In the normal course, rent supplement is not paid to an individual who vacates local authority accommodation. Local authority tenants who have been evicted for rent arrears are not ordinarily able to obtain a rent subsidy from the health board. This situation applied prior to the introduction of the latest regulations.
The new measures do not restrict the discretion available to health boards to deal with exceptional cases. In this regard a health board may provide assistance where, in the opinion of the board, the circumstances of the particular case so warrant.
Where a local authority tenant is evicted for rent arrears the health board would normally liaise with the local authority to examine the most suitable solution to address the person's accommodation needs. It would also consider the circumstances which gave rise to the arrears and may refer the person to the money advice and budgeting service for advice and support in addressing the problem.
146. Mr. Durkan asked the Minister for Social and Family Affairs the reason the supplementary rent allowance has been reduced from €898.00 per month to €536.20 per month in the case of a person (details supplied) in County Kildare; if this reduction is the result of recently announced budgetary cuts; if her attention has been drawn to the impossibility of obtaining accommodation at the lower rate and the likely hardship caused to this person as a result; and if she will make a statement on the matter. [3539/04]
Minister for Social and Family Affairs (Mary Coughlan): The supplementary welfare allowance scheme, which is administered on behalf of my Department by the health boards, provides for the payment of a weekly or monthly supplement in respect of rent to eligible people in the State whose means are insufficient to meet their accommodation needs.
Rent supplements, which are subject to a means test, are normally calculated to ensure that a person, after the payment of rent, has an income equal to the rate of supplementary welfare allowance appropriate to his or her family circumstances, less a minimum contribution of €13. In addition to the minimum contribution each applicant is required to contribute towards his or her rent any additional assessable means that he or she may have over and above the appropriate rate of basic supplementary welfare allowance.

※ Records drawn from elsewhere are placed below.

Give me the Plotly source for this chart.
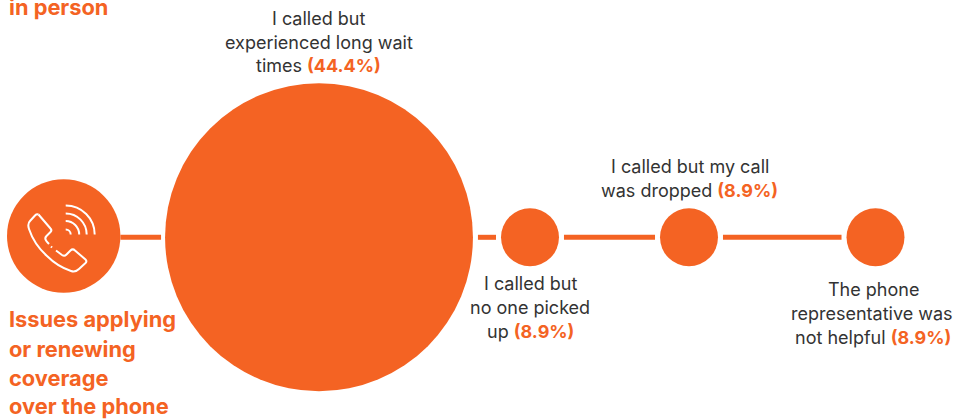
import plotly.graph_objects as go

ORANGE = "#F46323"
INK = "#333333"
FONT = "Inter"

# Chart values
reasons = [
    "I called but experienced long wait times",
    "I called but no one picked up",
    "I called but my call was dropped",
    "The phone representative was not helpful",
]
shares = [44.4, 8.9, 8.9, 8.9]
heading_lines = ["Issues applying", "or renewing", "coverage", "over the phone"]
previous_heading_tail = "in person"

# Timeline geometry, in page pixels
node_x = [319, 530, 689, 875.5]
axis_y = 237.3
hub_x, hub_y, hub_r = 63.7, 236, 56.7
GAP = 5


def diameter(share):
    # Bubble width grows linearly with the reported share
    return 7.04 * share - 4.7


sizes = [diameter(s) for s in shares]

fig = go.Figure()

# Connectors between the hub and consecutive bubbles
seg_x, seg_y = [hub_x + hub_r, node_x[0] - sizes[0] / 2 - GAP + 1], [axis_y, axis_y]
seg_x.append(None)
seg_y.append(None)
for i in range(len(node_x) - 1):
    seg_x += [node_x[i] + sizes[i] / 2 + GAP, node_x[i + 1] - sizes[i + 1] / 2 - GAP, None]
    seg_y += [axis_y, axis_y, None]
fig.add_trace(go.Scatter(x=seg_x, y=seg_y, mode="lines", hoverinfo="skip",
                         line=dict(color=ORANGE, width=5)))

# Hub disc behind the phone icon
fig.add_trace(go.Scatter(x=[hub_x], y=[hub_y], mode="markers", hoverinfo="skip",
                         marker=dict(size=hub_r * 2, color=ORANGE, opacity=1, line=dict(width=0))))

# One bubble per reason
fig.add_trace(go.Scatter(
    x=node_x, y=[axis_y] * len(node_x), mode="markers", text=reasons,
    customdata=shares, hovertemplate="%{text}: %{customdata}%<extra></extra>",
    marker=dict(size=sizes, sizemode="diameter", sizeref=1, color=ORANGE, opacity=1,
                line=dict(width=0)),
))


def arc(r, cx=65.7, cy=234.5):
    # Quarter circle from straight up to straight right
    k = 0.552 * r
    return f"M {cx} {cy - r} C {cx + k} {cy - r} {cx + r} {cy - k} {cx + r} {cy}"


handset = (
    "M 38.5 214.5 C 37 214 36 214.5 35 215.5 L 30 221 C 28 223 28 226 29 229 "
    "C 32 238 38 248 47 256 C 54 263 62 268 71 271 C 74 272 77 271 79 269 L 85.5 263 "
    "C 86.5 262 86.5 260.5 85.5 259.5 L 75 250.5 C 73.5 249 72 249 70.5 250.5 L 66.5 254.5 "
    "C 65 256 63.5 256 62 255 C 60 253.5 58 252 56 250.5"
)
handset_top = (
    "M 38.5 214.5 L 50.5 228.5 C 51.5 229.5 51.5 231 50.5 232 L 46.5 236 "
    "C 45 237.5 45 239 46 240.5 C 47 242 48 243 49 244"
)
icon_paths = [handset, handset_top, "M 51 246.5 L 52 247.5", arc(29), arc(21), arc(13.5), arc(5)]
shapes = [
    dict(type="path", path=p, xref="x", yref="y", line=dict(color="white", width=2),
         fillcolor="rgba(0,0,0,0)", layer="above")
    for p in icon_paths
]

annotations = []


def label(x, y, text, size=18, color=INK, anchor="center"):
    annotations.append(dict(x=x, y=y, xref="x", yref="y", text=text, showarrow=False,
                            xanchor=anchor, yanchor="middle", align=anchor,
                            font=dict(family=FONT, size=size, color=color)))


def pct(v):
    return f"<b><span style='color:{ORANGE}'>({v}%)</span></b>"


# Bubble captions
label(318.5, 18.5, "I called but")
label(318.5, 42.5, "experienced long wait")
label(318.5, 65.5, f"times {pct(shares[0])}")

label(530, 283.5, "I called but")
label(530, 307.5, "no one picked")
label(530, 331.5, f"up {pct(shares[1])}")

label(689.5, 166.5, "I called but my call")
label(689.5, 190.5, f"was dropped {pct(shares[2])}")

label(873, 289.5, "The phone")
label(871.5, 313.5, "representative was")
label(873, 337.5, f"not helpful {pct(shares[3])}")

# Orange section headings
label(7, 7, f"<b>{previous_heading_tail}</b>", size=21.8, color=ORANGE, anchor="left")
for line, y in zip(heading_lines, [319, 349, 378, 405.5]):
    label(7, y, f"<b>{line}</b>", size=21.8, color=ORANGE, anchor="left")

fig.update_layout(
    width=953, height=420, margin=dict(l=0, r=0, t=0, b=0),
    paper_bgcolor="white", plot_bgcolor="white", showlegend=False,
    xaxis=dict(range=[0, 953], visible=False, fixedrange=True),
    yaxis=dict(range=[420, 0], visible=False, fixedrange=True),
    shapes=shapes, annotations=annotations,
)

fig.write_html("out.html", config={"displayModeBar": False})
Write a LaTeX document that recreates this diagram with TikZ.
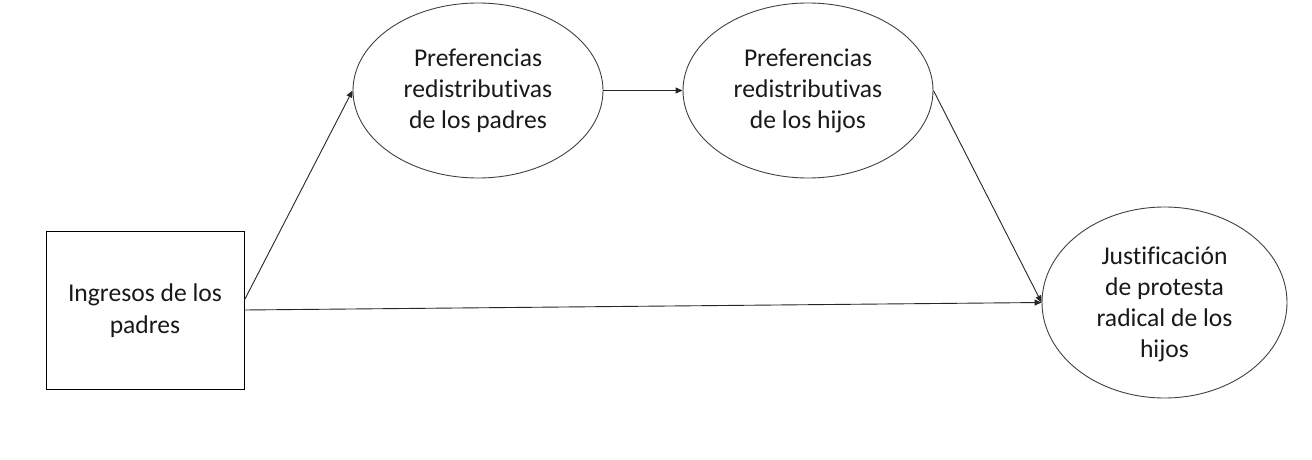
\documentclass[tikz,border=0pt]{standalone}
\usepackage{fontspec}
\setmainfont{Carlito}[Ligatures=NoCommon]
\usetikzlibrary{shapes.geometric,arrows.meta}
\begin{document}
\begin{tikzpicture}[x=1pt,y=-1pt,
  oval/.style={ellipse,draw=black!75,line width=0.9pt,inner sep=0pt},
  sq/.style={rectangle,draw=black,line width=0.9pt,inner sep=0pt},
  lbl/.style={align=center,font=\fontsize{25.6}{31}\selectfont,text=black!90,inner sep=0pt},
  arr/.style={draw=black!85,line width=0.9pt,-{Triangle[length=7pt,width=6pt]}}]
\useasboundingbox (0,0) rectangle (1312,460);
\node[sq,minimum width=198pt,minimum height=158pt] (box) at (145,310) {};
\node[lbl] (tbox) at (145,311) {Ingresos de los\\[1pt]padres};
\node[oval,minimum width=250pt,minimum height=175pt] (e1) at (478,90.5) {};
\node[lbl] (t1) at (478,90.5) {Preferencias\\redistributivas\\de los padres};
\node[oval,minimum width=250pt,minimum height=175pt] (e2) at (808,90.5) {};
\node[lbl] (t2) at (808,90.5) {Preferencias\\redistributivas\\de los hijos};
\node[oval,minimum width=245pt,minimum height=191pt] (e3) at (1164.5,302.5) {};
\node[lbl] (t3) at (1164.5,304) {Justificación\\de protesta\\radical de los\\hijos};
\draw[arr] ([yshift=10pt]box.east) -- (e1.west);
\draw[arr] (box.east) -- (e3.west);
\draw[arr] (e1.east) -- (e2.west);
\draw[arr] (e2.east) -- (e3.west);
\end{tikzpicture}
\end{document}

The South Western Area Health Board was contacted on behalf of the person in question and has advised that she had been in receipt of a reduced rate of basic supplementary welfare allowance pending the outcome of her application for one-parent family payment. The rate of supplementary welfare allowance was reduced by the value of her maintenance payments. On the basis of her income at that time she was required to pay towards her rent only the standard minimum contribution of €12, increased to €13 from 5 January 2004. Her net income after paying her rent and receiving rent supplement was €129.60 per week.
She was subsequently awarded full rate one-parent family payment and, accordingly, the amount of rent supplement payable fell to be revised to take account of the change in her financial circumstances. As rent supplements are subject to a means test, the reduction in the amount of rent supplement in this case is a direct result of the increase in the individual's income and is not related to any recent changes to the scheme. Following the revision, her net income after paying her rent and receiving rent supplement is now €138.60 per week. The board has confirmed that the person in question is currently in receipt of the maximum amount of rent supplement appropriate to her family circumstances.